Set problem> Write the data below out exactly as it stands. Do not include the pictures.
*** Recorded information
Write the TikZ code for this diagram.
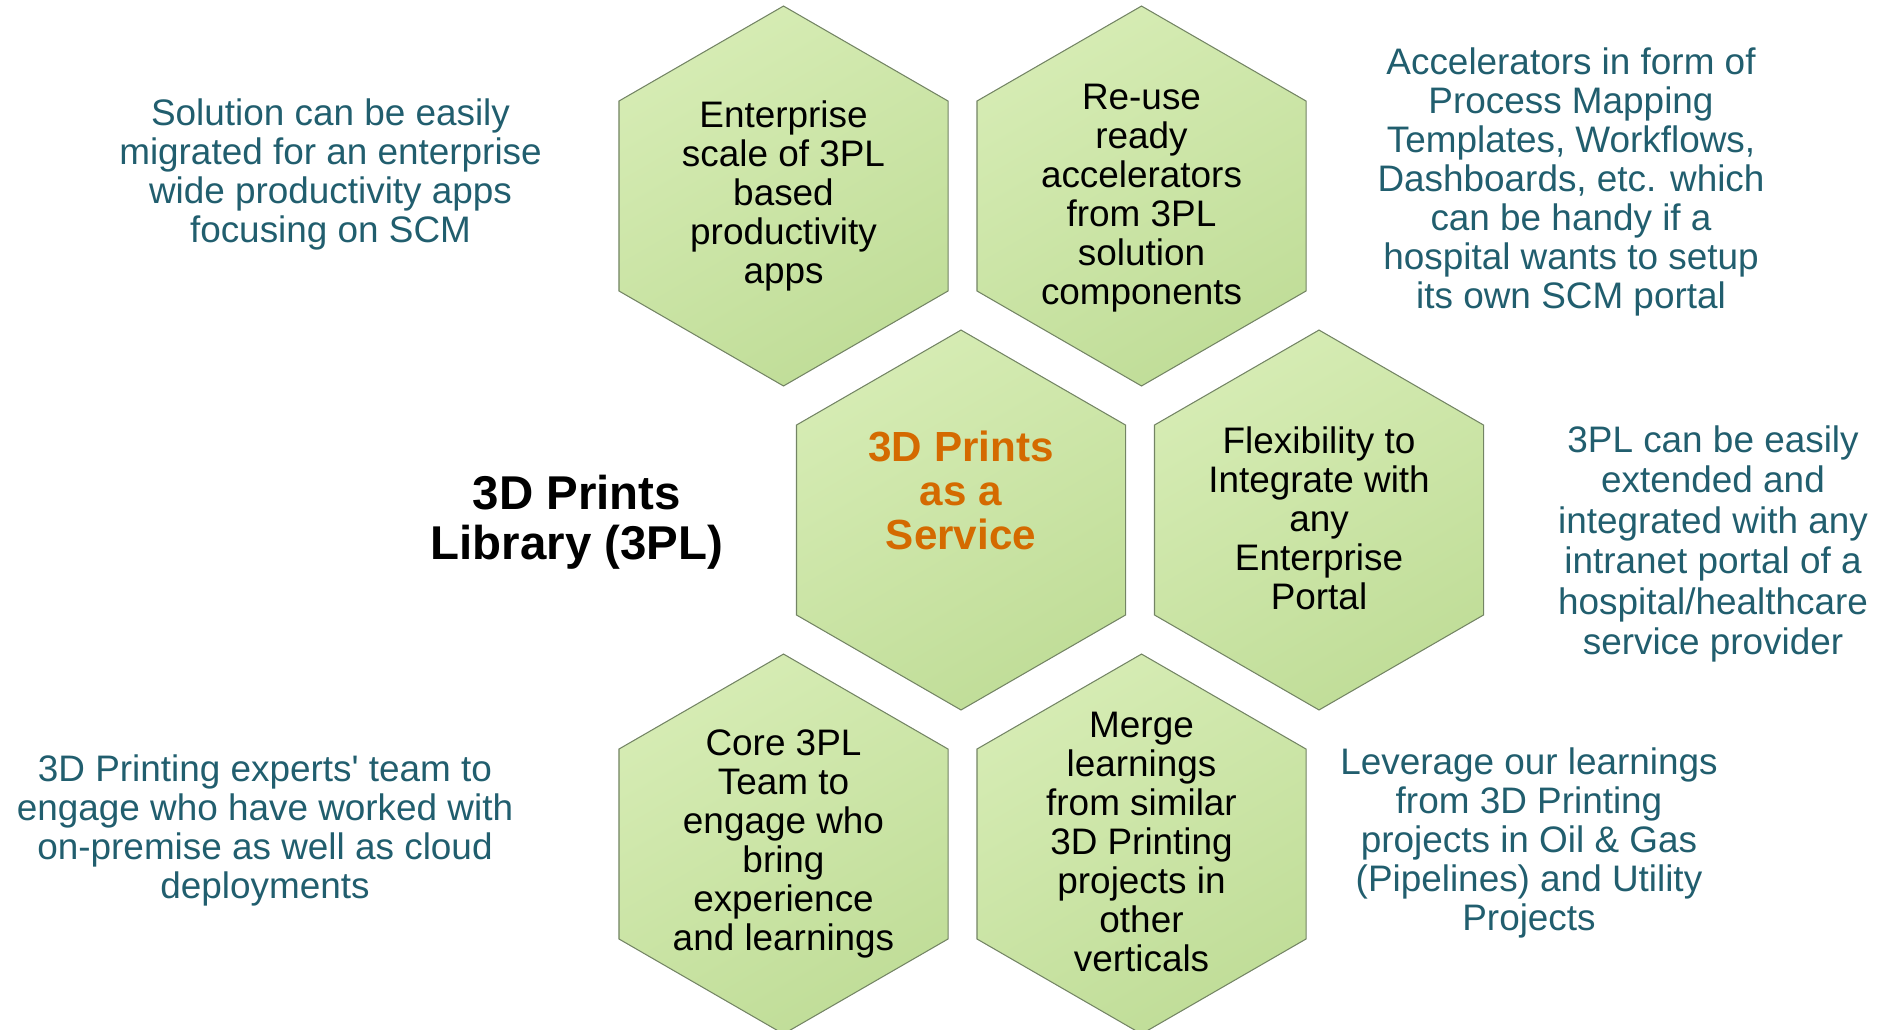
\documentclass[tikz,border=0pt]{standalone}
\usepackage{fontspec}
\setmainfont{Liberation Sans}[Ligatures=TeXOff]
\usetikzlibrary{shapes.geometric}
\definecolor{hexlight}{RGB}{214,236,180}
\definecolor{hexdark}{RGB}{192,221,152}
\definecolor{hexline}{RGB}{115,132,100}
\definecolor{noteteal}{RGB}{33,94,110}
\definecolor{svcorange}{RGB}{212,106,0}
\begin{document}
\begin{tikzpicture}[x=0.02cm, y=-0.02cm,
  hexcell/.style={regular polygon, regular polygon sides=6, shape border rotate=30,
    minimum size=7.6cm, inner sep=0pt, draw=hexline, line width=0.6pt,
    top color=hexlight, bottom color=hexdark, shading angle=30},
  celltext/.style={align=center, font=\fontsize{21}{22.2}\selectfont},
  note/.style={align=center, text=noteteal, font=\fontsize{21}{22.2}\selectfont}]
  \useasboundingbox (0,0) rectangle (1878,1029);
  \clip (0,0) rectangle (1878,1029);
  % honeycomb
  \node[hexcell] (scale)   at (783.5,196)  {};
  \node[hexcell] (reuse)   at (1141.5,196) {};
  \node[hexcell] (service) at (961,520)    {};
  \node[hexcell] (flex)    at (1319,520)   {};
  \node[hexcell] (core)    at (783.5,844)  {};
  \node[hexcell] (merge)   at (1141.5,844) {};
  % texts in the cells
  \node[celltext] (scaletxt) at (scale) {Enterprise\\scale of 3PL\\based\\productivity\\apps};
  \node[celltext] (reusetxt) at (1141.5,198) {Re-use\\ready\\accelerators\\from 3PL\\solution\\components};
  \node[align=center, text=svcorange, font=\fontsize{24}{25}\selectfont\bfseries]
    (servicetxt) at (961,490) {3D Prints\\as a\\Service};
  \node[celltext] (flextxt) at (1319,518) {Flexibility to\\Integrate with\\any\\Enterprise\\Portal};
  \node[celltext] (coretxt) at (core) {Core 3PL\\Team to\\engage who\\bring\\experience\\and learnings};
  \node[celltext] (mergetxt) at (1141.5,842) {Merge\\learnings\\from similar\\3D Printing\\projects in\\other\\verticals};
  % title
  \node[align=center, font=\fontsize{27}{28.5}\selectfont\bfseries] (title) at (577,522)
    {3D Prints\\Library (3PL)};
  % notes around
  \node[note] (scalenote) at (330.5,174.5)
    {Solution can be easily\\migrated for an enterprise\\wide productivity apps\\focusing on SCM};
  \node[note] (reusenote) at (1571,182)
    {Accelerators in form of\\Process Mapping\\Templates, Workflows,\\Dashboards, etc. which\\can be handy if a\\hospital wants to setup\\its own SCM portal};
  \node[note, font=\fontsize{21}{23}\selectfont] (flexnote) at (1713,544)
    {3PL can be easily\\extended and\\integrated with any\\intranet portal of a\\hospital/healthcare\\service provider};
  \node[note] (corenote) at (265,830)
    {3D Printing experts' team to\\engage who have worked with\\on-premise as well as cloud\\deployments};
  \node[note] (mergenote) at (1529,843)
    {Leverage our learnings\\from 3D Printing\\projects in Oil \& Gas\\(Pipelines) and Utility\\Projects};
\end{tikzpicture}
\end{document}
******
Solved exercise>
Write the TikZ code for this diagram.
\documentclass[tikz,border=0pt]{standalone}
\usepackage{fontspec}
\setmainfont{Liberation Sans}[Ligatures=TeXOff]
\usetikzlibrary{shapes.geometric}
\definecolor{hexlight}{RGB}{214,236,180}
\definecolor{hexdark}{RGB}{192,221,152}
\definecolor{hexline}{RGB}{115,132,100}
\definecolor{noteteal}{RGB}{33,94,110}
\definecolor{svcorange}{RGB}{212,106,0}
\begin{document}
\begin{tikzpicture}[x=0.02cm, y=-0.02cm,
  hexcell/.style={regular polygon, regular polygon sides=6, shape border rotate=30,
    minimum size=7.6cm, inner sep=0pt, draw=hexline, line width=0.6pt,
    top color=hexlight, bottom color=hexdark, shading angle=30},
  celltext/.style={align=center, font=\fontsize{21}{22.2}\selectfont},
  note/.style={align=center, text=noteteal, font=\fontsize{21}{22.2}\selectfont}]
  \useasboundingbox (0,0) rectangle (1878,1029);
  \clip (0,0) rectangle (1878,1029);
  % honeycomb
  \node[hexcell] (scale)   at (783.5,196)  {};
  \node[hexcell] (reuse)   at (1141.5,196) {};
  \node[hexcell] (service) at (961,520)    {};
  \node[hexcell] (flex)    at (1319,520)   {};
  \node[hexcell] (core)    at (783.5,844)  {};
  \node[hexcell] (merge)   at (1141.5,844) {};
  % texts in the cells
  \node[celltext] (scaletxt) at (scale) {Enterprise\\scale of 3PL\\based\\productivity\\apps};
  \node[celltext] (reusetxt) at (1141.5,198) {Re-use\\ready\\accelerators\\from 3PL\\solution\\components};
  \node[align=center, text=svcorange, font=\fontsize{24}{25}\selectfont\bfseries]
    (servicetxt) at (961,490) {3D Prints\\as a\\Service};
  \node[celltext] (flextxt) at (1319,518) {Flexibility to\\Integrate with\\any\\Enterprise\\Portal};
  \node[celltext] (coretxt) at (core) {Core 3PL\\Team to\\engage who\\bring\\experience\\and learnings};
  \node[celltext] (mergetxt) at (1141.5,842) {Merge\\learnings\\from similar\\3D Printing\\projects in\\other\\verticals};
  % title
  \node[align=center, font=\fontsize{27}{28.5}\selectfont\bfseries] (title) at (577,522)
    {3D Prints\\Library (3PL)};
  % notes around
  \node[note] (scalenote) at (330.5,174.5)
    {Solution can be easily\\migrated for an enterprise\\wide productivity apps\\focusing on SCM};
  \node[note] (reusenote) at (1571,182)
    {Accelerators in form of\\Process Mapping\\Templates, Workflows,\\Dashboards, etc. which\\can be handy if a\\hospital wants to setup\\its own SCM portal};
  \node[note, font=\fontsize{21}{23}\selectfont] (flexnote) at (1713,544)
    {3PL can be easily\\extended and\\integrated with any\\intranet portal of a\\hospital/healthcare\\service provider};
  \node[note] (corenote) at (265,830)
    {3D Printing experts' team to\\engage who have worked with\\on-premise as well as cloud\\deployments};
  \node[note] (mergenote) at (1529,843)
    {Leverage our learnings\\from 3D Printing\\projects in Oil \& Gas\\(Pipelines) and Utility\\Projects};
\end{tikzpicture}
\end{document}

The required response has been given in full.